Date: Thu, 23 Jan 2020 15:18:50 +0100

Hi Ricardo,

On Thu, 23 Jan 2020 at 14:02, Ricardo Wurmus <address@hidden> wrote:

> I believe that by spawning “guix repl” and using it as an inferior we
> can remove the confusion, and we would make the separation of what is
> library code and what is run-time code clearer.

I think we agree on a clear separation between what is library code
and what is run-time code.
I trust you that "guix repl" should fit the needs.

My concern is:

 - 'guix describe' or 'guix --version' returns the current usable Guix
 - 'guix workflow' depends on the 2 versions of Guix when it was installed:
      + version of all the building machinery
      + and this version can be different of the version of Scheme
library as inputs
 - 'guix pull' modifies the result of 'guix describe' or 'guix --version'
 - then 'guix workflow' refers to 3 versions of Guix:
      + the 2 above
      + the current version from which the packages are fetched

This happens all the times when using any package and I am not
confused. Because the separation between install-time and run-time is
clear.

Note that the 2 first version are linked so it is not an issue and the
version of Guix when installing GWL is enough for reproducibility
because this very version implies the other one.

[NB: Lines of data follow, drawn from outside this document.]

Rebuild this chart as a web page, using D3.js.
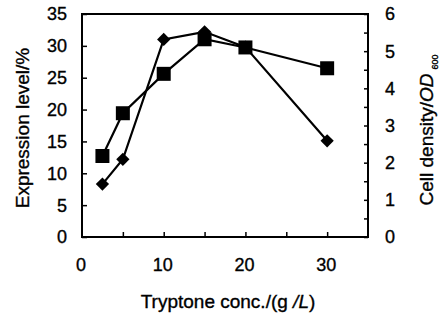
<!DOCTYPE html>
<html><head><meta charset="utf-8">
<script src="https://cdn.jsdelivr.net/npm/d3@7"></script>
<style>body{margin:0;background:#fff}svg{display:block}text{font-family:"Liberation Sans",Arial,sans-serif;fill:#000;stroke:#000;stroke-width:0.35px}</style>
</head><body>
<svg id="c" width="447" height="318"></svg>
<script>
const conc = [2.5, 5, 10, 15, 20, 30];
const expression = [8.3, 12.2, 31.0, 32.2, 29.8, 15.1];
const density = [2.18, 3.33, 4.39, 5.32, 5.1, 4.54];
const xTickLabels = [0, 10, 20, 30];
const leftTicks = [0, 5, 10, 15, 20, 25, 30, 35];
const rightTicks = [0, 1, 2, 3, 4, 5, 6];

const svg = d3.select("#c");
const L = 82, R = 368, T = 14, B = 237;
const x = d3.scaleLinear().domain([0, 35]).range([L, R]);
const yL = d3.scaleLinear().domain([0, 35]).range([B, T]);
const yR = d3.scaleLinear().domain([0, 6]).range([B, T]);
const fs = 18;

// axes with inward ticks
const gx = svg.append("g").attr("transform", `translate(0,${B})`)
  .call(d3.axisTop(x).tickValues([5,10,15,20,25,30]).tickSize(5).tickFormat(""));
const gl = svg.append("g").attr("transform", `translate(${L},0)`)
  .call(d3.axisRight(yL).tickValues(leftTicks).tickSize(5).tickFormat(""));
const gr = svg.append("g").attr("transform", `translate(${R},0)`)
  .call(d3.axisLeft(yR).tickValues(d3.range(0, 6.01, 0.5)).tickSize(4).tickFormat(""));
[gx, gl, gr].forEach(g => { g.select(".domain").remove(); g.selectAll("line").attr("stroke", "#000").attr("stroke-width", 1.5); });

// frame
svg.append("rect").attr("x", L).attr("y", T).attr("width", R - L).attr("height", B - T)
  .attr("fill", "none").attr("stroke", "#000").attr("stroke-width", 2);

// tick labels
svg.selectAll(".tl").data(leftTicks).join("text").attr("x", 67).attr("y", d => yL(d))
  .attr("text-anchor", "end").attr("dy", "0.36em").attr("font-size", fs).text(d => d);
svg.selectAll(".tr").data(rightTicks).join("text").attr("x", 385).attr("y", d => yR(d))
  .attr("text-anchor", "start").attr("dy", "0.36em").attr("font-size", fs).text(d => d);
svg.selectAll(".tx").data(xTickLabels).join("text").attr("x", d => x(d) - 1).attr("y", 265)
  .attr("text-anchor", "middle").attr("dy", "0.36em").attr("font-size", fs).text(d => d);

// axis titles
const xt = svg.append("text").attr("x", 228).attr("y", 308).attr("text-anchor", "middle").attr("font-size", 19);
xt.append("tspan").text("Tryptone conc./(g ");
xt.append("tspan").attr("font-style", "italic").text("/L");
xt.append("tspan").text(")");

svg.append("text").attr("transform", "translate(29,128) rotate(-90)").attr("text-anchor", "middle")
  .attr("font-size", 19).text("Expression level/%");

const rt = svg.append("text").attr("transform", "translate(433,130) rotate(-90)").attr("text-anchor", "middle").attr("font-size", 19);
rt.append("tspan").text("Cell density/");
rt.append("tspan").attr("font-style", "italic").text("OD");
rt.append("tspan").attr("font-size", 9).attr("dy", 5).attr("dx", 4).text("600");

// series
const lineE = d3.line().x((d, i) => x(conc[i])).y(d => yL(d));
const lineD = d3.line().x((d, i) => x(conc[i])).y(d => yR(d));
svg.append("path").attr("d", lineD(density)).attr("fill", "none").attr("stroke", "#000").attr("stroke-width", 2.2);
svg.append("path").attr("d", lineE(expression)).attr("fill", "none").attr("stroke", "#000").attr("stroke-width", 2.2);

svg.selectAll(".sq").data(density).join("path")
  .attr("transform", (d, i) => `translate(${x(conc[i])},${yR(d)})`)
  .attr("d", d3.symbol(d3.symbolSquare, 196)()).attr("fill", "#000");
svg.selectAll(".di").data(expression).join("path")
  .attr("transform", (d, i) => `translate(${x(conc[i])},${yL(d)}) rotate(45)`)
  .attr("d", d3.symbol(d3.symbolSquare, 88)()).attr("fill", "#000");
</script>
</body></html>
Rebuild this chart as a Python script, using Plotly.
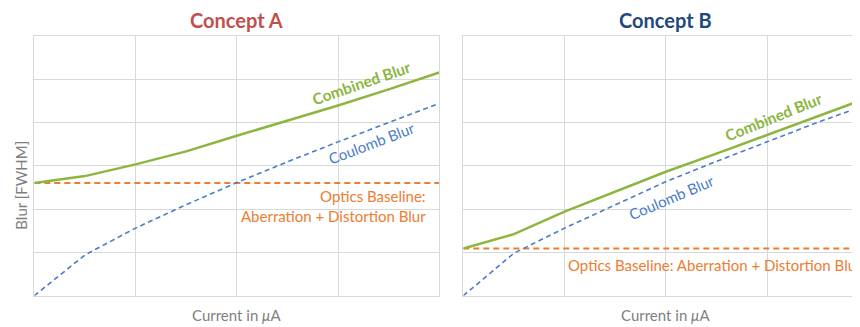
import plotly.graph_objects as go

# ---- data ----
x_vals = [0, 0.5, 1, 1.5, 2, 2.5, 3, 3.5, 4]
coulomb_a = [0.0, 0.94, 1.56, 2.10, 2.61, 3.09, 3.55, 4.00, 4.44]
combined_a = [2.60, 2.76, 3.03, 3.33, 3.69, 4.04, 4.39, 4.76, 5.15]
baseline_a = [2.60] * len(x_vals)

coulomb_b = [0.0, 0.98, 1.56, 2.10, 2.63, 3.10, 3.55, 4.00, 4.42]
combined_b = [1.09, 1.42, 1.94, 2.40, 2.86, 3.28, 3.71, 4.13, 4.57]
baseline_b = [1.09] * len(x_vals)

titles = ["Concept A", "Concept B"]
x_title = "Current in <i>μ</i>A"
y_title = "Blur [FWHM]"

GREEN = "#8CB63F"
BLUE = "#4A7CC8"
ORANGE = "#ED7D31"
GRID = "#D9D9D9"
FONT = "Lato"

OFF = 8  # page body margin
W, H = 860 - OFF, 327 - OFF
px_per_x = 101.25
left0, right0 = 34.3 - OFF, 463.3 - OFF
ytop, ybot = 35.7 - OFF, 295.7 - OFF

fig = go.Figure()

def add_panel(xa, ya, comb, coul, base):
    fig.add_trace(go.Scatter(x=x_vals, y=base, mode="lines", xaxis=xa, yaxis=ya,
                             line=dict(color=ORANGE, width=2, dash="6px,4px"), showlegend=False))
    fig.add_trace(go.Scatter(x=x_vals, y=coul, mode="lines", xaxis=xa, yaxis=ya,
                             line=dict(color=BLUE, width=1.6, dash="5px,3.5px"), showlegend=False))
    fig.add_trace(go.Scatter(x=x_vals, y=comb, mode="lines", xaxis=xa, yaxis=ya,
                             line=dict(color=GREEN, width=2.5), showlegend=False))

add_panel("x", "y", combined_a, coulomb_a, baseline_a)
add_panel("x2", "y2", combined_b, coulomb_b, baseline_b)

ydom = [(H - ybot) / H, (H - ytop) / H]
xr2 = (W - right0) / px_per_x

axis_common = dict(showgrid=True, gridcolor=GRID, gridwidth=1, zeroline=False,
                   showticklabels=False, ticks="", dtick=1, fixedrange=True)

fig.update_layout(
    width=W, height=H,
    margin=dict(l=0, r=0, t=0, b=0),
    paper_bgcolor="white", plot_bgcolor="white",
    font=dict(family=FONT),
    xaxis=dict(domain=[left0 / W, (left0 + 4 * px_per_x) / W], range=[0, 4],
               showline=True, linecolor=GRID, mirror=True, **axis_common),
    yaxis=dict(domain=ydom, range=[0, 6], showline=True, linecolor=GRID, mirror=True,
               **axis_common),
    xaxis2=dict(domain=[right0 / W, 1.0], range=[0, xr2], anchor="y2",
                showline=True, linecolor=GRID, mirror=True, **axis_common),
    yaxis2=dict(domain=ydom, range=[0, 6], anchor="x2", showline=True, linecolor=GRID,
                **axis_common),
)

def py(p):
    return (H - (p - OFF)) / H

C = dict(xanchor="center", yanchor="middle", showarrow=False)

ann = []
# titles
ann.append(dict(text="<b>Concept A</b>", xref="x", yref="paper", x=2, y=py(20),
                font=dict(size=20, color="#C0504D", family=FONT), **C))
ann.append(dict(text="<b>Concept B</b>", xref="x2", yref="paper", x=2, y=py(20),
                font=dict(size=20, color="#1F497D", family=FONT), **C))
# x titles
for xr in ["x", "x2"]:
    ann.append(dict(text=x_title, xref=xr, yref="paper", x=2, y=py(315),
                    font=dict(size=15, color="#7F7F7F", family=FONT), **C))
# y title
ann.append(dict(text=y_title, xref="paper", yref="paper", x=(20.7 - OFF) / W, y=py(185),
                textangle=-90, font=dict(size=15, color="#7F7F7F", family=FONT), **C))

# curve labels, panel A
ann.append(dict(text="<b>Combined Blur</b>", xref="x", yref="y", x=3.23, y=4.90, textangle=-19,
                font=dict(size=15.5, color=GREEN, family=FONT), **C))
ann.append(dict(text="Coulomb Blur", xref="x", yref="y", x=3.33, y=3.53, textangle=-21,
                font=dict(size=15, color=BLUE, family=FONT), **C))
ann.append(dict(text="Optics Baseline:<br>Aberration + Distortion Blur", xref="x", yref="y",
                x=3.89, y=2.07, xanchor="right", yanchor="middle", align="right", showarrow=False,
                font=dict(size=15, color=ORANGE, family=FONT)))
# curve labels, panel B
ann.append(dict(text="<b>Combined Blur</b>", xref="x2", yref="y2", x=3.06, y=4.13, textangle=-22,
                font=dict(size=15.5, color=GREEN, family=FONT), **C))
ann.append(dict(text="Coulomb Blur", xref="x2", yref="y2", x=2.06, y=2.28, textangle=-23,
                font=dict(size=15, color=BLUE, family=FONT), **C))
ann.append(dict(text="Optics Baseline: Aberration + Distortion Blur", xref="x2", yref="y2",
                x=1.01, y=0.71, xanchor="left", yanchor="middle", showarrow=False,
                font=dict(size=15, color=ORANGE, family=FONT)))

fig.update_layout(annotations=ann)
fig.write_html("out.html")
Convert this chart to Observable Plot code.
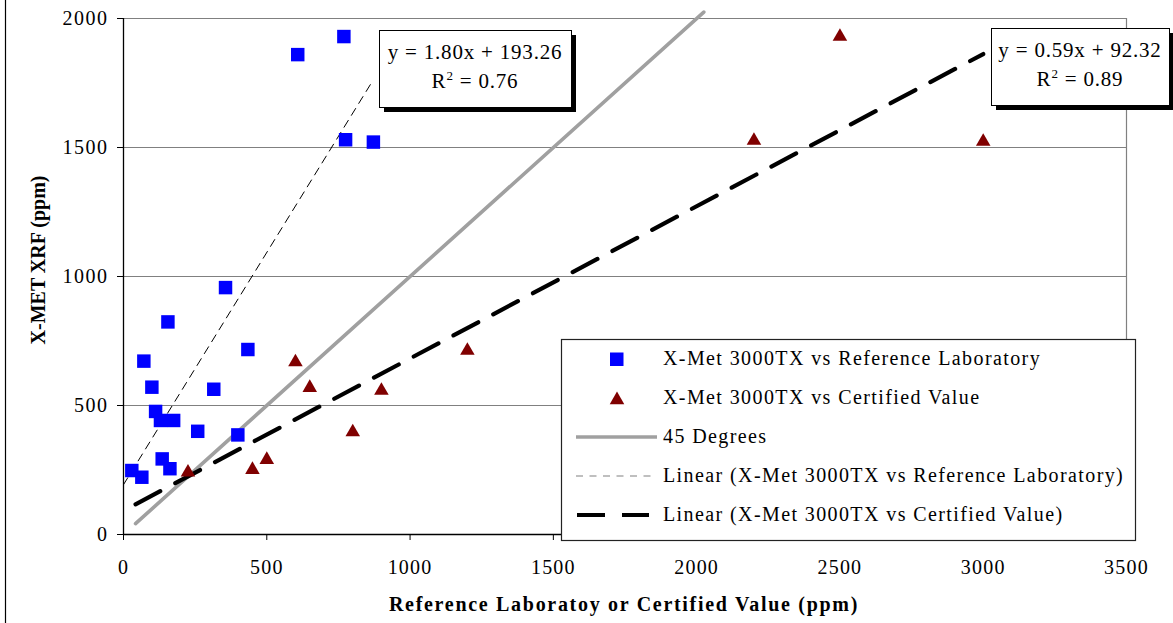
<!DOCTYPE html>
<html>
<head>
<meta charset="utf-8">
<script src="https://cdn.jsdelivr.net/npm/d3@7"></script>
<script src="https://cdn.jsdelivr.net/npm/@observablehq/plot@0.6"></script>
<style>
  html, body { margin: 0; padding: 0; background: white; }
  #chart svg { display: block; }
</style>
</head>
<body>
<div id="chart"></div>
<script>
// ---- data ----
const refX = [155, 71, 99, 315, 434, 112, 129, 175, 259, 399, 135, 162, 29, 64, 608, 769, 775, 872, 356];
const refY = [824, 672, 571, 563, 717, 477, 442, 442, 400, 386, 293, 255, 248, 222, 1860, 1930, 1530, 1521, 957];
const certX = [225, 450, 500, 600, 650, 800, 900, 1200, 2200, 2500, 3000];
const certY = [241, 251, 290, 668, 569, 397, 558, 713, 1527, 1930, 1523];
const fortyX = [42, 2025];
const refTrend = {slope: 1.80, intercept: 193.26, r2: 0.76, from: 0, to: 872};
const certTrend = {slope: 0.59, intercept: 92.32, r2: 0.89, from: 42, to: 3000};
const xTicks = [0, 500, 1000, 1500, 2000, 2500, 3000, 3500];
const yTicks = [0, 500, 1000, 1500, 2000];
const gridY = [500, 1000, 1500, 2000];
const legendLabels = [
  "X-Met 3000TX vs Reference Laboratory",
  "X-Met 3000TX vs Certified Value",
  "45 Degrees",
  "Linear (X-Met 3000TX vs Reference Laboratory)",
  "Linear (X-Met 3000TX vs Certified Value)"
];
const xTitle = "Reference Laboratoy or Certified Value (ppm)";
const yTitle = "X-MET XRF (ppm)";

// ---- derived tables ----
const refData = refX.map((x, i) => ({x, y: refY[i]}));
const certData = certX.map((x, i) => ({x, y: certY[i]}));
const fortyData = fortyX.map(x => ({x, y: x}));
const lineOf = t => [t.from, t.to].map(x => ({x, y: t.slope * x + t.intercept}));

const FONT = "'Liberation Serif', 'Times New Roman', Times, serif";

const chart = Plot.plot({
  width: 1173,
  height: 623,
  marginLeft: 123,
  marginRight: 47,
  marginTop: 18,
  marginBottom: 89,
  x: {domain: [0, 3500]},
  y: {domain: [0, 2000]},
  style: {fontFamily: FONT, fontSize: "20px", background: "white", overflow: "visible", color: "black"},
  marks: [
    Plot.ruleY(gridY, {stroke: "#808080", strokeWidth: 1.2}),
    Plot.ruleX([3500], {stroke: "#808080", strokeWidth: 1.2}),
    Plot.line(fortyData, {x: "x", y: "y", stroke: "#a0a0a0", strokeWidth: 3.6}),
    Plot.line(lineOf(refTrend), {x: "x", y: "y", stroke: "#000", strokeWidth: 1, strokeDasharray: "8,6"}),
    Plot.line(lineOf(certTrend), {x: "x", y: "y", stroke: "#000", strokeWidth: 4.2, strokeDasharray: "28,17"}),
    Plot.dot(refData, {x: "x", y: "y", symbol: "square", fill: "#0000ff", r: 7.6}),
    Plot.dot(certData, {x: "x", y: "y", symbol: "triangle", fill: "#800000", r: 5.4}),
    Plot.axisY({ticks: yTicks, tickSize: 6, tickPadding: 9, label: null, fontSize: 20, stroke: "#000", tickFormat: d => String(d)}),
    Plot.axisX({ticks: xTicks, tickSize: 6, tickPadding: 19, label: null, fontSize: 20, stroke: "#000", tickFormat: d => String(d)}),
    Plot.ruleX([0], {stroke: "#000", strokeWidth: 1.3}),
    Plot.ruleY([0], {stroke: "#000", strokeWidth: 1.3})
  ]
});

document.getElementById("chart").appendChild(chart);

const svg = d3.select(chart);
svg.selectAll('g[aria-label="y-axis tick label"] text').style("letter-spacing", "1.5px");
svg.selectAll('g[aria-label="x-axis tick label"] text').style("letter-spacing", "1.2px");

// outer chart-area border (left edge)
svg.append("line").attr("x1", 5.5).attr("x2", 5.5).attr("y1", 0).attr("y2", 623)
  .attr("stroke", "#000").attr("stroke-width", 1.2);

// axis titles
svg.append("text")
  .attr("transform", "translate(45,260) rotate(-90)")
  .attr("text-anchor", "middle")
  .attr("font-family", FONT).attr("font-weight", "bold").attr("font-size", 20)
  .text(yTitle);
svg.append("text")
  .attr("x", 624).attr("y", 611)
  .attr("text-anchor", "middle")
  .attr("font-family", FONT).attr("font-weight", "bold").attr("font-size", 20)
  .style("letter-spacing", "1.7px")
  .text(xTitle);

// equation boxes
function eqBox(x, y, w, h, t) {
  const g = svg.append("g").attr("font-family", FONT).attr("font-size", 21).style("letter-spacing", "0.8px");
  g.append("rect").attr("x", x + 5).attr("y", y + 5).attr("width", w).attr("height", h).attr("fill", "#000");
  g.append("rect").attr("x", x + 0.5).attr("y", y + 0.5).attr("width", w).attr("height", h)
    .attr("fill", "#fff").attr("stroke", "#000").attr("stroke-width", 1);
  const cx = x + w / 2;
  g.append("text").attr("x", cx).attr("y", y + 29).attr("text-anchor", "middle")
    .text(`y = ${t.slope.toFixed(2)}x + ${t.intercept.toFixed(2)}`);
  const t2 = g.append("text").attr("x", cx).attr("y", y + 58).attr("text-anchor", "middle");
  t2.append("tspan").text("R");
  t2.append("tspan").attr("font-size", 13).attr("dy", -8).text("2");
  t2.append("tspan").attr("dy", 8).text(` = ${t.r2.toFixed(2)}`);
}
eqBox(379, 30, 192, 77, refTrend);
eqBox(991, 28, 178, 77, certTrend);

// legend
const lg = svg.append("g").attr("font-family", FONT).attr("font-size", 20).attr("text-anchor", "start");
lg.append("rect").attr("x", 561.5).attr("y", 339.5).attr("width", 574).attr("height", 201)
  .attr("fill", "#fff").attr("stroke", "#222").attr("stroke-width", 1.2);
const base0 = 365, pitch = 39;
legendLabels.forEach((lab, i) => {
  const b = base0 + i * pitch;
  const cy = b - 6;
  if (i === 0) {
    lg.append("rect").attr("x", 610).attr("y", cy - 6.5).attr("width", 13.5).attr("height", 13.5).attr("fill", "#0000ff");
  } else if (i === 1) {
    lg.append("path").attr("d", d3.symbol(d3.symbolTriangle, 92)()).attr("transform", `translate(617,${cy + 2})`).attr("fill", "#800000");
  } else if (i === 2) {
    lg.append("line").attr("x1", 576).attr("x2", 657).attr("y1", cy).attr("y2", cy).attr("stroke", "#a0a0a0").attr("stroke-width", 3.6);
  } else if (i === 3) {
    lg.append("line").attr("x1", 576).attr("x2", 657).attr("y1", cy).attr("y2", cy).attr("stroke", "#808080").attr("stroke-width", 1.2).attr("stroke-dasharray", "7,6.5");
  } else {
    lg.append("line").attr("x1", 577).attr("x2", 649).attr("y1", cy).attr("y2", cy).attr("stroke", "#000").attr("stroke-width", 4.2).attr("stroke-dasharray", "28,17");
  }
  lg.append("text").attr("x", 663).attr("y", b).attr("text-anchor", "start").style("letter-spacing", "1.4px").text(lab);
});
</script>
</body>
</html>
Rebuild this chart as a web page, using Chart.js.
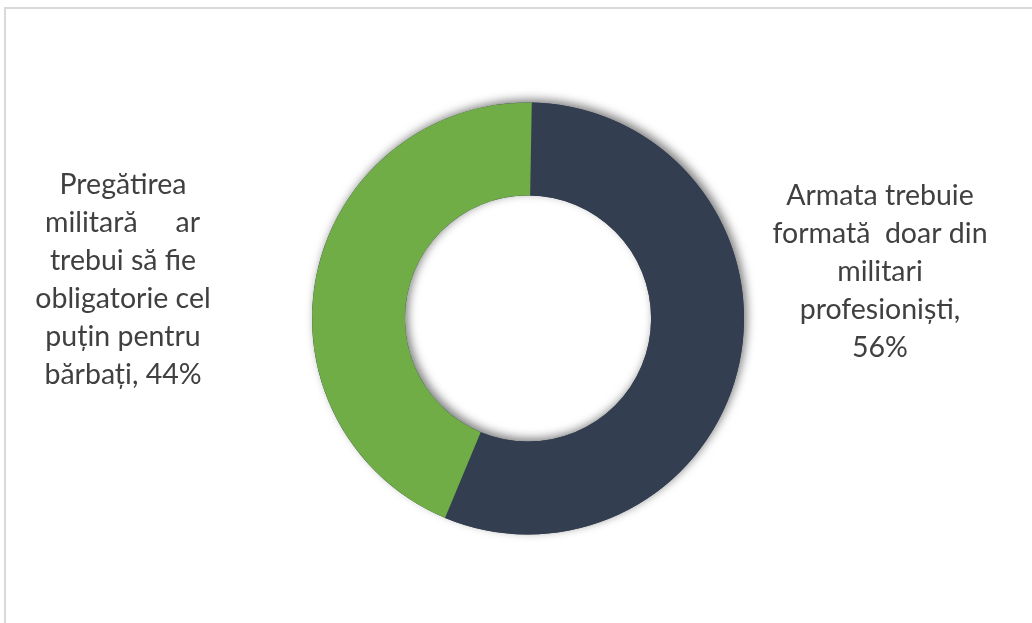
<!DOCTYPE html>
<html>
<head>
<meta charset="utf-8">
<script src="https://cdn.jsdelivr.net/npm/chart.js@4"></script>
<style>
  html, body { margin: 0; padding: 0; background: #ffffff; overflow: hidden; }
  #frame { position: absolute; left: 4px; top: 7px; width: 1100px; height: 700px; border: 2px solid #d9d9d9; box-sizing: border-box; }
  #c { position: absolute; left: 0; top: 0; }
</style>
</head>
<body>
<div id="frame"></div>
<canvas id="c" width="1032" height="623"></canvas>
<script>
const categories = [
  'Armata trebuie formată doar din militari profesioniști',
  'Pregătirea militară ar trebui să fie obligatorie cel puțin pentru bărbați'
];
const values = [56, 44];
const colors = ['#333F50', '#70AD47'];
const rightLabelLines = ['Armata trebuie', 'formată  doar din', 'militari', 'profesioniști,', values[0] + '%'];
const leftLabelLines = ['Pregătirea', ['militară', 'ar'], 'trebui să fie', 'obligatorie cel', 'puțin pentru', 'bărbați, ' + values[1] + '%'];

const shadowPlugin = {
  id: 'ringShadow',
  beforeDatasetsDraw(chart) {
    const arc = chart.getDatasetMeta(0).data[0];
    if (!arc) return;
    const ctx = chart.ctx;
    ctx.save();
    ctx.shadowColor = 'rgba(0,0,0,0.5)';
    ctx.shadowBlur = 10;
    ctx.shadowOffsetX = 3;
    ctx.shadowOffsetY = -3;
    ctx.beginPath();
    ctx.arc(arc.x, arc.y, arc.outerRadius, 0, Math.PI * 2, false);
    ctx.arc(arc.x, arc.y, arc.innerRadius, 0, Math.PI * 2, true);
    ctx.closePath();
    ctx.fillStyle = colors[0];
    ctx.fill();
    ctx.restore();
  }
};

const labelPlugin = {
  id: 'sideLabels',
  afterDatasetsDraw(chart) {
    const ctx = chart.ctx;
    ctx.save();
    ctx.font = '28.5px Lato';
    ctx.fillStyle = '#404040';
    ctx.textBaseline = 'alphabetic';
    const lh = 38;
    ctx.textAlign = 'center';
    rightLabelLines.forEach((ln, i) => ctx.fillText(ln, 880, 205 + lh * i));
    leftLabelLines.forEach((ln, i) => {
      const y = 194 + lh * i;
      if (Array.isArray(ln)) {
        ctx.textAlign = 'left';
        ctx.fillText(ln[0], 45, y);
        ctx.textAlign = 'right';
        ctx.fillText(ln[1], 200, y);
      } else {
        ctx.textAlign = 'center';
        ctx.fillText(ln, 123, y);
      }
    });
    ctx.restore();
  }
};

new Chart(document.getElementById('c'), {
  type: 'doughnut',
  data: {
    labels: categories,
    datasets: [{
      data: values,
      backgroundColor: colors,
      borderWidth: 0
    }]
  },
  options: {
    responsive: false,
    devicePixelRatio: 1,
    animation: false,
    cutout: '57%',
    rotation: 1,
    layout: { padding: { left: 312, right: 288, top: 102, bottom: 88 } },
    plugins: {
      legend: { display: false },
      tooltip: { enabled: false }
    }
  },
  plugins: [shadowPlugin, labelPlugin]
});
</script>
</body>
</html>
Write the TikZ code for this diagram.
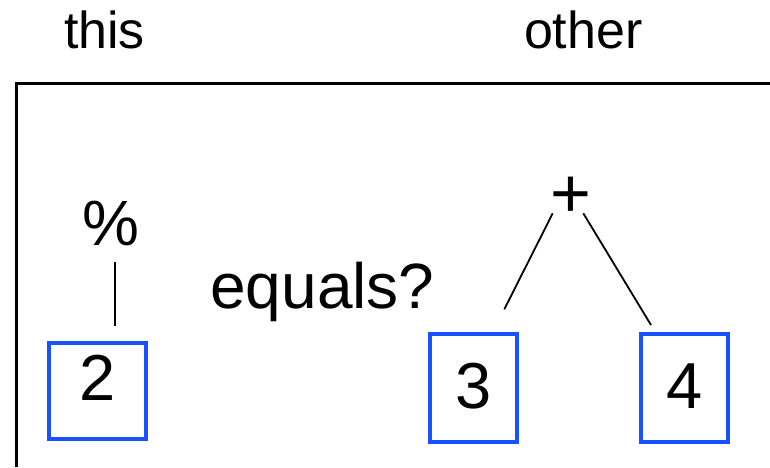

However, it still can be confusing because 2 versions of Guix are
required for reproducibility. The version to build GWL itself and the
version at run-time.
In 'guix workflow', the first term 'guix' refers to one version of
Guix and the second term 'workflow' refers to another one.


What you are proposing probably address well my concern. :-)


> Currently, that’s not what we’re doing.  Instead we use Guix as a
> library (whatever version of the “guix” package is available in the
> version of Guix used), and *also* use that version to install software.
> That’s clearly not desirable, hence my email.

I agree.
And I agree too that "inferior" seems the right approach.